Menurut hermeneutika intensionalisme, makna adalah niat atau kemauan yang diwujudkan dalam suatu tindak atau produknya seperti teks misalnya, sehingga makna sudah ada dan hanya akan keluar jika diinterpretasikan. Pengertian ini didasarkan pada arti “makna” (meinen), yang menunjukkan arti bahwa makna suatu teks, tindak, hubungan, dan seterusnya adalah sesuatu yang ada dalam pikiran pengarang, yang kemudian dikeluarkan melalui suatu tindak seperti memproduk teks. Dengan kata lain makna telah ada dan menanti untuk dipahami. Makna hanya berasal dari aktifitas produsen (pengarang) teks, bukan dari aktifitas orang lain, termasuk aktifitas interpretasi penafsir. Dengan kata lain, pembaca atau penafsir harus memahami teks yang ia baca, dan pembaca atau penafsir dapat menangkap konsepsi pengarang mengenai fakta situasi, keyakinan, dan keinginan pengarang. Namun demikian dengan catatan bahwa penafsir harus menemukan alasan pengarang bersikap seperti yang dinyatakan melalui teks. Ditegaskan lagi bahwa Intensionalisme memandang makna sudah ada karena dibawa pengarang atau penyusun teks sehingga tinggal menunggu interpretasi penafsir.

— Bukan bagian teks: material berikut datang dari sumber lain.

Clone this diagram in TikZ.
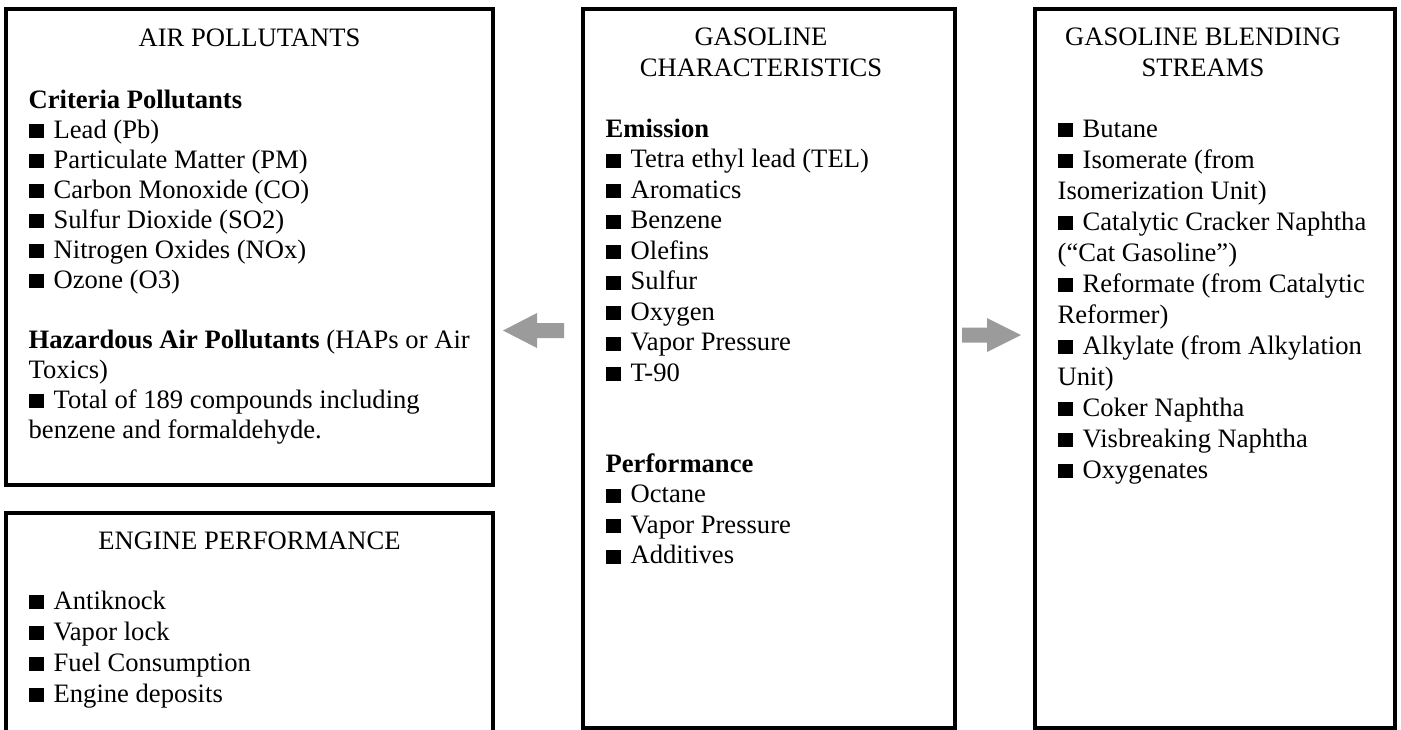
\documentclass[tikz,border=0pt]{standalone}
\usepackage{fontspec}
\setmainfont{Liberation Serif}
\usetikzlibrary{positioning, calc}
\definecolor{arrowgray}{HTML}{9B9B9B}
\newcommand{\sqb}{\rule{7.5pt}{7pt}\hspace{5pt}}

\begin{document}
\begin{tikzpicture}[
    x=0.5pt, y=-0.5pt,
    every node/.style={font=\fontsize{13.3}{15}\selectfont, inner sep=0pt},
    panel/.style={draw, rectangle, line width=1.75pt, inner sep=0pt},
    head/.style={anchor=base},
    item/.style={anchor=base west},
    blockarr/.style={fill=arrowgray}
]
\useasboundingbox (0,0) rectangle (1401,729);
\clip (0,0) rectangle (1401,729);
% Boxes
\node[panel, minimum width=243.5pt, minimum height=238pt] (airbox) at (249.5,247) {};
\node[panel, minimum width=243.5pt, minimum height=115pt] (enginebox) at (249.5,628) {};
\node[panel, minimum width=186pt, minimum height=359.5pt] (charbox) at (769,368.5) {};
\node[panel, minimum width=180pt, minimum height=359.5pt] (blendbox) at (1215,368.5) {};
% Titles
\node[head] (airtitle) at ($(airbox.north)+(0,39)$) {AIR POLLUTANTS};
\node[head] (enginetitle) at ($(enginebox.north)+(0,38)$) {ENGINE PERFORMANCE};
\node[head] (chartitle) at ($(charbox.north)+(-8,38)$) {GASOLINE};
\node[head] (chartitleb) at ($(charbox.north)+(-8,69)$) {CHARACTERISTICS};
\node[head] (blendtitle) at ($(blendbox.north)+(-12,38)$) {GASOLINE BLENDING};
\node[head] (blendtitleb) at ($(blendbox.north)+(-12,69)$) {STREAMS};
% Air pollutants
\node[item] (crit) at ($(airbox.north west)+(24,101)$) {\textbf{Criteria Pollutants}};
\foreach \txt [count=\i] in {Lead (Pb), Particulate Matter (PM), Carbon Monoxide (CO),
    Sulfur Dioxide (SO2), Nitrogen Oxides (NOx), Ozone (O3)} {
    \node[item] (crit\i) at ($(airbox.north west)+(24,101+30*\i)$) {\sqb\txt};
}
\node[item] (haps) at ($(airbox.north west)+(24,341)$) {\textbf{Hazardous Air Pollutants} (HAPs or Air};
\node[item] (hapsb) at ($(airbox.north west)+(24,371)$) {Toxics)};
\node[item] (hapsc) at ($(airbox.north west)+(24,401)$) {\sqb Total of 189 compounds including};
\node[item] (hapsd) at ($(airbox.north west)+(24,431)$) {benzene and formaldehyde.};
% Engine performance
\foreach \txt [count=\i from 0] in {Antiknock, Vapor lock, Fuel Consumption, Engine deposits} {
    \node[item] (eng\i) at ($(enginebox.north west)+(24,98+31*\i)$) {\sqb\txt};
}
% Gasoline characteristics
\node[item] (emis) at ($(charbox.north west)+(24,130)$) {\textbf{Emission}};
\foreach \txt [count=\i] in {Tetra ethyl lead (TEL), Aromatics, Benzene, Olefins, Sulfur,
    Oxygen, Vapor Pressure, T-90} {
    \node[item] (emis\i) at ($(charbox.north west)+(24,130+30.5*\i)$) {\sqb\txt};
}
\node[item] (perf) at ($(charbox.north west)+(24,465)$) {\textbf{Performance}};
\foreach \txt [count=\i] in {Octane, Vapor Pressure, Additives} {
    \node[item] (perf\i) at ($(charbox.north west)+(24,465+30.5*\i)$) {\sqb\txt};
}
% Blending streams
\foreach \bul/\txt [count=\i from 0] in {1/Butane, 1/Isomerate (from, 0/Isomerization Unit),
    1/Catalytic Cracker Naphtha, 0/(“Cat Gasoline”), 1/Reformate (from Catalytic,
    0/Reformer), 1/Alkylate (from Alkylation, 0/Unit), 1/Coker Naphtha,
    1/Visbreaking Naphtha, 1/Oxygenates} {
    \node[item] (blend\i) at ($(blendbox.north west)+(24,130+31*\i)$) {\ifnum\bul=1 \sqb\fi\txt};
}
% Block arrows
\coordinate (lefttip) at (503,330.5);
\fill[blockarr] (lefttip) -- ++(34,-17.5) -- ++(0,10) -- ++(27,0) -- ++(0,15)
    -- ++(-27,0) -- ++(0,10) -- cycle;
\coordinate (righttip) at (1021,335);
\fill[blockarr] (righttip) -- ++(-34,-17) -- ++(0,9.5) -- ++(-25,0) -- ++(0,15)
    -- ++(25,0) -- ++(0,9.5) -- cycle;
\end{tikzpicture}
\end{document}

Sedangkan hermeneutika gadamerian dengan tokohnya Hans-Georg Gadamer memberikan defenisi berbeda tentang makna. Makna dalam hermeneutika gadamerian bukan terletak pada instensi pengarang, melainkan terletak pada pembaca teks itu sendiri. Makna itu belum ada ketika sebuah kata diucapkan atau ditulis, dan segera muncul ketika kata itu didengarkan atau dibaca.

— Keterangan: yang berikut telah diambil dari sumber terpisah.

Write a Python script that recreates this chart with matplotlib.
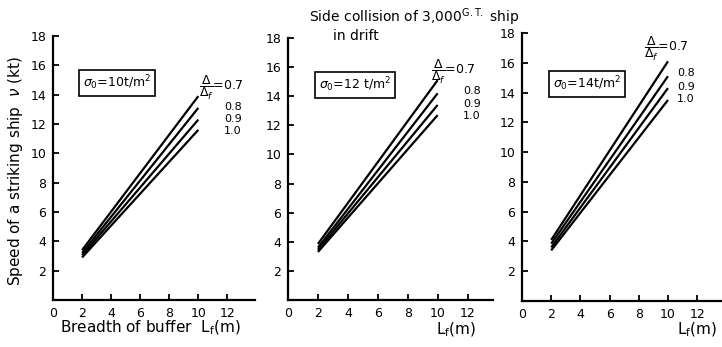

Konsep ini menemukan titik kulminasinya pada Gadamer yang menyatakan bahwa sekali teks hadir di ruang publik, ia telah hidup dengan nafasnya sendiri. Hermeneutika tidak lagi bertugas menyingkap makna objektif yang dikehendaki pengarangnya, tetapi adalah untuk memproduksi makna yang seluruhnya berpusat pada kondisi historisitas dan sosialitas pembaca. Dengan demikian, untuk memperoleh makna sebuah kata, kalimat atau teks tidak diperlukan lagi maksud aslinya yaitu dari pengarang.
Untuk melakukan interpretasi diperlukan pengetahuan yang bersifat gramatikal kebahasaan dan historis. Hal itu dimaksudkan agar kita memiliki pengetahuan latar munculnya karya itu dan bahasa yang dipakai dalam karya tersebut. Interpretasi atas arti kata sebagai bagian dari bahasa ditentukan oleh konteks tempat kata itu berada dan pemahaman akan latar karya dapat ditempuh dengan memahami karya-karya lain si pengarang sehingga diperoleh latar yang lengkap kelahiran karya yang dimaksud (Kaelan, 2009). Interpretasi teks tidak hanya berhenti pada makna teks. Interpretasi teks harus dipandang sebagai interaksi antara teks dan interpreter. Dalam pandangan Gadamer, situasi dan kondisi penafsir sekarang (ia mengistilahkannya sebagai situasi hermeneutis/hermeneutical situation) merupakan sebuah prapenilaian yang tidak bisa dihilangkan karena situasi tersebut adalah “given.” Bagi Gadamer, prapenilaian tidak pernah dapat dipisahkan dari hakikat wujud manusia. Oleh sebab itu, kondisi penafsir sekarang, bukanlah halangan yang merintangi dalam penafsiran, namun justru merupakan landasan produktif dari semua pemahaman.
Keterkaitan kita dengan teks bukan saja semata-mata kita sebagai makhluk sejarah yang berada dalam situasi kebudayaan kita, tetapi keterkaitan merupakan sebuah keniscayaan. Prapenilaian kita akan selalu terikut dalam menafsirkan teks.Tidak ada posisi netral dalam interaksi penafsir dengan tradisi (Moran, 2000).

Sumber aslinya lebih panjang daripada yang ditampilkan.